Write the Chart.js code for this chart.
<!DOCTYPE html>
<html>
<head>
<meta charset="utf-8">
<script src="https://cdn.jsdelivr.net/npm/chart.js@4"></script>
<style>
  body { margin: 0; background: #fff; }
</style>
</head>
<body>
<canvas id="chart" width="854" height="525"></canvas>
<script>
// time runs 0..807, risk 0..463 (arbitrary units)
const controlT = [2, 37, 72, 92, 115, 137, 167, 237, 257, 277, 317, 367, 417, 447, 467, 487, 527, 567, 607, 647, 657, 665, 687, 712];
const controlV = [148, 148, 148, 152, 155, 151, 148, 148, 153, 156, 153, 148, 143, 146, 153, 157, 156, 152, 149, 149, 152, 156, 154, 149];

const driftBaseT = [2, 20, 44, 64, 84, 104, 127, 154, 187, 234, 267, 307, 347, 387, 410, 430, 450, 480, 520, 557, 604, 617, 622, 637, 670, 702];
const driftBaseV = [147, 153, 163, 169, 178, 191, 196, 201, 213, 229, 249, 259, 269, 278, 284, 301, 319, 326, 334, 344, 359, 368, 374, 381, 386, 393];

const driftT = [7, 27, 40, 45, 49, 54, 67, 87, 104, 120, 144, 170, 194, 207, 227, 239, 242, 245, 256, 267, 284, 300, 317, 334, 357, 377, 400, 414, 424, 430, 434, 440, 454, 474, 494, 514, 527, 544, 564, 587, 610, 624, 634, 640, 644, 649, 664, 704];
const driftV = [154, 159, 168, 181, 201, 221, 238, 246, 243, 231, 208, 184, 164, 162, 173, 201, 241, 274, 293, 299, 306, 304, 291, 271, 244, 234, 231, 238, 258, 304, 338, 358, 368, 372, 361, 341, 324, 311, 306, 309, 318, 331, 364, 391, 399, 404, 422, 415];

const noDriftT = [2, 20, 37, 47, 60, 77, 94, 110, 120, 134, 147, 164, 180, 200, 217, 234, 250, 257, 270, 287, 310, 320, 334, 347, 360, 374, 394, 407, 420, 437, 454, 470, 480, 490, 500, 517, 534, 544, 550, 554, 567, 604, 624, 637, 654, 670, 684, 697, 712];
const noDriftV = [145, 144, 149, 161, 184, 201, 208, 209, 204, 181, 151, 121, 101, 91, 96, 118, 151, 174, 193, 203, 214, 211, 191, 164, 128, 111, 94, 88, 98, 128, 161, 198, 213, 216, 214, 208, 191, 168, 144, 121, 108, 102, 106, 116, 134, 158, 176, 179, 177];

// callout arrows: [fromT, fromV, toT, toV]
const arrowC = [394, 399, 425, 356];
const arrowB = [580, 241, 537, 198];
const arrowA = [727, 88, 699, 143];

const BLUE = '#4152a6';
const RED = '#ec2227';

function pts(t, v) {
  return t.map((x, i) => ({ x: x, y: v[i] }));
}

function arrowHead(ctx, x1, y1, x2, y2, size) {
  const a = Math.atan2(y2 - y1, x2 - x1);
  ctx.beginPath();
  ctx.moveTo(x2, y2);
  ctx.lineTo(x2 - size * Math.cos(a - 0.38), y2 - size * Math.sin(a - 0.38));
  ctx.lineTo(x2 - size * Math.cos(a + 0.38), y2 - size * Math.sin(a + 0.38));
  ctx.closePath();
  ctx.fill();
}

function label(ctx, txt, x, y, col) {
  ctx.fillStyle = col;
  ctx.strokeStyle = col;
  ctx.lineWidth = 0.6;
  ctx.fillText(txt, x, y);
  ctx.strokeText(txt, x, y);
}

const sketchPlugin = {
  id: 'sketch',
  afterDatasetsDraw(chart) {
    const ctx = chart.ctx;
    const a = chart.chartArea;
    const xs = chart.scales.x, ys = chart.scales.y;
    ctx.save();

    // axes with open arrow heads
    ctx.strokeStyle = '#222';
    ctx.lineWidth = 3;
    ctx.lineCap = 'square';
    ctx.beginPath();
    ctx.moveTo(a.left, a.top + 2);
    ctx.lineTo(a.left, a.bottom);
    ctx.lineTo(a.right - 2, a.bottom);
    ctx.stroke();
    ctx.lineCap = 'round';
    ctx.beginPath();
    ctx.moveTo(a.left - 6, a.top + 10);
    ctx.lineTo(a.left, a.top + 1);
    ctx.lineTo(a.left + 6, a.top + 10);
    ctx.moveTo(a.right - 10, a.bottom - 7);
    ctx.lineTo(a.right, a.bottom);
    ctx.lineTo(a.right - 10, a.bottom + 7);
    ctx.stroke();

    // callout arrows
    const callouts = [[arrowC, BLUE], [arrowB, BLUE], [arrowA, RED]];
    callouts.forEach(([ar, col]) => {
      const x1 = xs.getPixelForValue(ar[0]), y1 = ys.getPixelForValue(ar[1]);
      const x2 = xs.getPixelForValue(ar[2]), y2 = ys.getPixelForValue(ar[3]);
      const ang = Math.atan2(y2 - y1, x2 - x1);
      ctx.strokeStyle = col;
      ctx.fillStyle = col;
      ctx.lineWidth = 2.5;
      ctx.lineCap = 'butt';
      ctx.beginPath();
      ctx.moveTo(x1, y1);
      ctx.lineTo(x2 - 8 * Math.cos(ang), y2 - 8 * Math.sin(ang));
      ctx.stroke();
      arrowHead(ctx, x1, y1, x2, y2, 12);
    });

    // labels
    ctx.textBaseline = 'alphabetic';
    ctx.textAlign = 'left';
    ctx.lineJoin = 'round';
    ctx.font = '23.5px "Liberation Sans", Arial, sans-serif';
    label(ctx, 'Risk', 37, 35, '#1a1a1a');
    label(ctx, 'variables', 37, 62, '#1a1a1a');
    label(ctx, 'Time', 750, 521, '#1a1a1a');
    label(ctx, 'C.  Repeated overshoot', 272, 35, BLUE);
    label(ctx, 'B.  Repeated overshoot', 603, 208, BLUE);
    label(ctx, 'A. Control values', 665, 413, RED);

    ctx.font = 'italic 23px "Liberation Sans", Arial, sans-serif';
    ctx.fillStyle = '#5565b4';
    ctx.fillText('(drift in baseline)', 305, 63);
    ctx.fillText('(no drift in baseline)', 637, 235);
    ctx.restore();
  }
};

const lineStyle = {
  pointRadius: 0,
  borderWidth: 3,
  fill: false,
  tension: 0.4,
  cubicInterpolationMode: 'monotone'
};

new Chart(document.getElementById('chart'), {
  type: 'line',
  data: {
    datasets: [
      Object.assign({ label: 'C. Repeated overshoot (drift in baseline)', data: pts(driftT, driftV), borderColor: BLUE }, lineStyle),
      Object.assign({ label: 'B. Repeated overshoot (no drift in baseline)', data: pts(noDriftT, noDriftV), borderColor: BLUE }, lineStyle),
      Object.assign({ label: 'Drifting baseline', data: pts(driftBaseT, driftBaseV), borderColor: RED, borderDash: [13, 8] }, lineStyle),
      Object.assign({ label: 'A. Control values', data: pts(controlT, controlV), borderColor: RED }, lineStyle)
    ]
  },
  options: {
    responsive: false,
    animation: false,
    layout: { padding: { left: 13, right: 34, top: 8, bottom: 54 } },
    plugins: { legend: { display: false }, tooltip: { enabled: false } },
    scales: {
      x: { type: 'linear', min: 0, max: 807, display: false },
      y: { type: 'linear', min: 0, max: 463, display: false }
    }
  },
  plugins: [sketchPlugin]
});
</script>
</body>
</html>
########################################
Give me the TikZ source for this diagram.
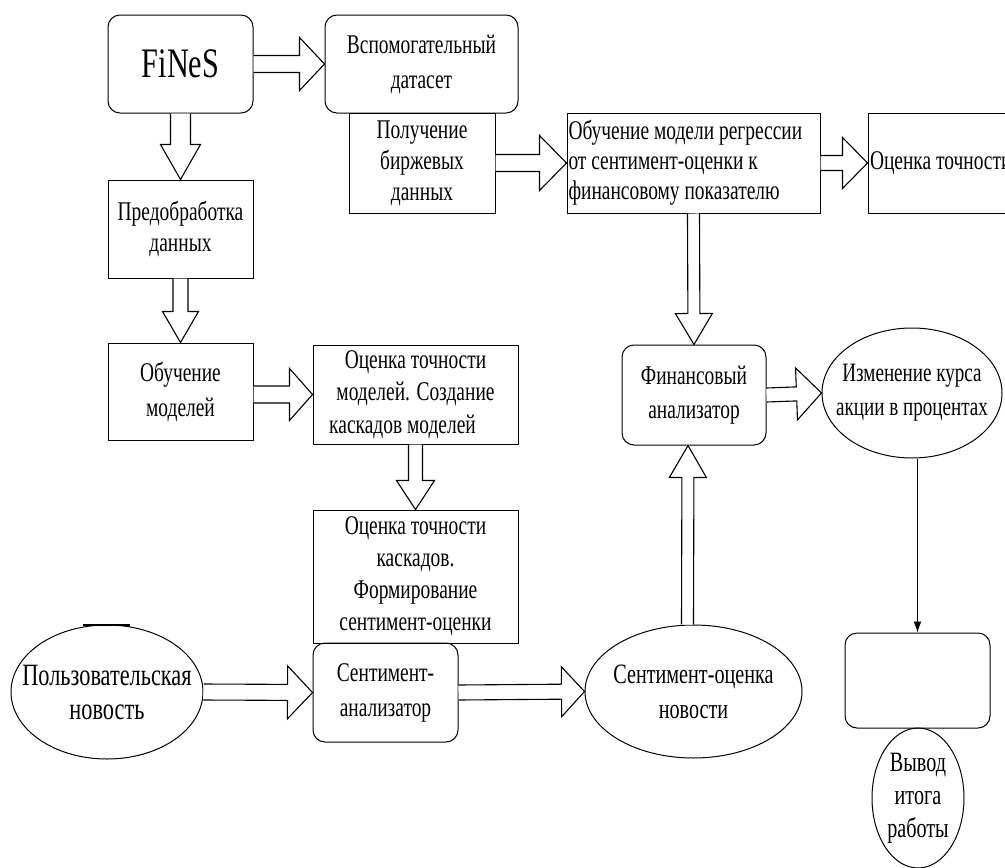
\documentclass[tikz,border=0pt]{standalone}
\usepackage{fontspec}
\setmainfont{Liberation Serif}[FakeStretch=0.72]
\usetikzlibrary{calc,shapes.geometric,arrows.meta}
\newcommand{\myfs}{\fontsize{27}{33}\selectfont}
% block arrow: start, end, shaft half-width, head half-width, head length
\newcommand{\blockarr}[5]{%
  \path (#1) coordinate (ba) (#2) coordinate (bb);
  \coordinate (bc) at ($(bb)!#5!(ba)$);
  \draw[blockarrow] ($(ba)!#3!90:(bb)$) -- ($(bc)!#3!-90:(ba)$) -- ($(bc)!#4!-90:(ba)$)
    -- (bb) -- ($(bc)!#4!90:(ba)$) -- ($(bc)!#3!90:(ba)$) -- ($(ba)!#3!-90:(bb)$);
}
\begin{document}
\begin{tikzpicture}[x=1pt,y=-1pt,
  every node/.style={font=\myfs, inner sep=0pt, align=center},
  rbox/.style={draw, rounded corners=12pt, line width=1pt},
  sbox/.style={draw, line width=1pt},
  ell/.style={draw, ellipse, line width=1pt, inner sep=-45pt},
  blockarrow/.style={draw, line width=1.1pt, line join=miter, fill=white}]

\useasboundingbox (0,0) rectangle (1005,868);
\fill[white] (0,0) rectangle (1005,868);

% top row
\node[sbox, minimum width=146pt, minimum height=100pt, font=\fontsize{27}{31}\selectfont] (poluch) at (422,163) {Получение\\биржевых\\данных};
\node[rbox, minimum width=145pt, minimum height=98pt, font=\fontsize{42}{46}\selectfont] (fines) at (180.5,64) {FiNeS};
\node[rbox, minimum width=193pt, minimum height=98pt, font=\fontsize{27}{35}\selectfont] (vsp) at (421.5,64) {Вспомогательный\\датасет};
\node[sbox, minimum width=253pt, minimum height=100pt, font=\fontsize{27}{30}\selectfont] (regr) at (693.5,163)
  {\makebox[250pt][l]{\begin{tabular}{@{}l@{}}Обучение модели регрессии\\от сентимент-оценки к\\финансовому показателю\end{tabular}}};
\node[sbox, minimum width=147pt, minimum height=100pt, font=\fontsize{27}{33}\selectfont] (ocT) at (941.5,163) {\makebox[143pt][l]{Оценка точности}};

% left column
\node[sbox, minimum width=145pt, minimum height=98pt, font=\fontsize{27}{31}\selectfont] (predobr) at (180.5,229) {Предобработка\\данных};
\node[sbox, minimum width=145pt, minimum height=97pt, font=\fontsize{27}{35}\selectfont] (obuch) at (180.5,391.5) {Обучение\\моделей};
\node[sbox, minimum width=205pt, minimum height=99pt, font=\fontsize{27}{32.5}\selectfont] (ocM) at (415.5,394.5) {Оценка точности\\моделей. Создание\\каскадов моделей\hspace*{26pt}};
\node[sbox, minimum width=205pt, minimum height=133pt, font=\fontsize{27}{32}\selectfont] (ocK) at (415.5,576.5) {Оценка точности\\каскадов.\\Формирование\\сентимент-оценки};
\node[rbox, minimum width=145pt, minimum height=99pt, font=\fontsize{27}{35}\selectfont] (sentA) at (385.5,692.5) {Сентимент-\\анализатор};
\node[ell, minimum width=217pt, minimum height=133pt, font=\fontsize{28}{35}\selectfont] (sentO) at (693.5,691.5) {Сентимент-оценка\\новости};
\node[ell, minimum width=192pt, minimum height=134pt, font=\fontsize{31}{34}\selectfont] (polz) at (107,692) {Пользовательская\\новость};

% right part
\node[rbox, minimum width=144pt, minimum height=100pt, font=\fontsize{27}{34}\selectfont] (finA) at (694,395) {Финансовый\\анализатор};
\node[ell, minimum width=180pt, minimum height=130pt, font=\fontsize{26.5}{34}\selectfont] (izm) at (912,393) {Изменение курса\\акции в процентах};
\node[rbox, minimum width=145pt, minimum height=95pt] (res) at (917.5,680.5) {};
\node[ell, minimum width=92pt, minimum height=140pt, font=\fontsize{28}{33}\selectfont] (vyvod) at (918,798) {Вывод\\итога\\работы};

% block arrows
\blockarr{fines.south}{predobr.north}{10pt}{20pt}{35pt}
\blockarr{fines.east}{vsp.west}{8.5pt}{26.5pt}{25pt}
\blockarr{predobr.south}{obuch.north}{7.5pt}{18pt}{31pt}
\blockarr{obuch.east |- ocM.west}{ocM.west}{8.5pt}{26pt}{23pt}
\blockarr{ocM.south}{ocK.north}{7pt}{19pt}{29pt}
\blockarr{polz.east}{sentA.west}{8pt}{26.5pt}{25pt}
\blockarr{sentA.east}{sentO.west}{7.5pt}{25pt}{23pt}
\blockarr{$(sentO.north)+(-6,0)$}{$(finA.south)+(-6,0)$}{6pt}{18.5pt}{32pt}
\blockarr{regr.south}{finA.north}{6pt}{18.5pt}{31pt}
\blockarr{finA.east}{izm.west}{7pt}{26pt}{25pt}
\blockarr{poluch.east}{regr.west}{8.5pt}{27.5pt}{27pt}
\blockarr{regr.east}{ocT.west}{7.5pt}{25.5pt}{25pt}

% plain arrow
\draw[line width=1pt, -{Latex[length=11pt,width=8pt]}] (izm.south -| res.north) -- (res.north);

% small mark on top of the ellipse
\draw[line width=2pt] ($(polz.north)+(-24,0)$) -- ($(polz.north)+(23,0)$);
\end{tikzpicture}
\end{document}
########################################
• TASK:
From the records above, copy only the lines running from the line holding "Give me the TikZ source for this diagram." through the line holding "minimum width=147pt, minimum", with no pictures.

• THE RESULT:
Give me the TikZ source for this diagram.
\documentclass[tikz,border=0pt]{standalone}
\usepackage{fontspec}
\setmainfont{Liberation Serif}[FakeStretch=0.72]
\usetikzlibrary{calc,shapes.geometric,arrows.meta}
\newcommand{\myfs}{\fontsize{27}{33}\selectfont}
% block arrow: start, end, shaft half-width, head half-width, head length
\newcommand{\blockarr}[5]{%
  \path (#1) coordinate (ba) (#2) coordinate (bb);
  \coordinate (bc) at ($(bb)!#5!(ba)$);
  \draw[blockarrow] ($(ba)!#3!90:(bb)$) -- ($(bc)!#3!-90:(ba)$) -- ($(bc)!#4!-90:(ba)$)
    -- (bb) -- ($(bc)!#4!90:(ba)$) -- ($(bc)!#3!90:(ba)$) -- ($(ba)!#3!-90:(bb)$);
}
\begin{document}
\begin{tikzpicture}[x=1pt,y=-1pt,
  every node/.style={font=\myfs, inner sep=0pt, align=center},
  rbox/.style={draw, rounded corners=12pt, line width=1pt},
  sbox/.style={draw, line width=1pt},
  ell/.style={draw, ellipse, line width=1pt, inner sep=-45pt},
  blockarrow/.style={draw, line width=1.1pt, line join=miter, fill=white}]

\useasboundingbox (0,0) rectangle (1005,868);
\fill[white] (0,0) rectangle (1005,868);

% top row
\node[sbox, minimum width=146pt, minimum height=100pt, font=\fontsize{27}{31}\selectfont] (poluch) at (422,163) {Получение\\биржевых\\данных};
\node[rbox, minimum width=145pt, minimum height=98pt, font=\fontsize{42}{46}\selectfont] (fines) at (180.5,64) {FiNeS};
\node[rbox, minimum width=193pt, minimum height=98pt, font=\fontsize{27}{35}\selectfont] (vsp) at (421.5,64) {Вспомогательный\\датасет};
\node[sbox, minimum width=253pt, minimum height=100pt, font=\fontsize{27}{30}\selectfont] (regr) at (693.5,163)
  {\makebox[250pt][l]{\begin{tabular}{@{}l@{}}Обучение модели регрессии\\от сентимент-оценки к\\финансовому показателю\end{tabular}}};
\node[sbox, minimum width=147pt, minimum height=100pt, font=\fontsize{27}{33}\selectfont] (ocT) at (941.5,163) {\makebox[143pt][l]{Оценка точности}};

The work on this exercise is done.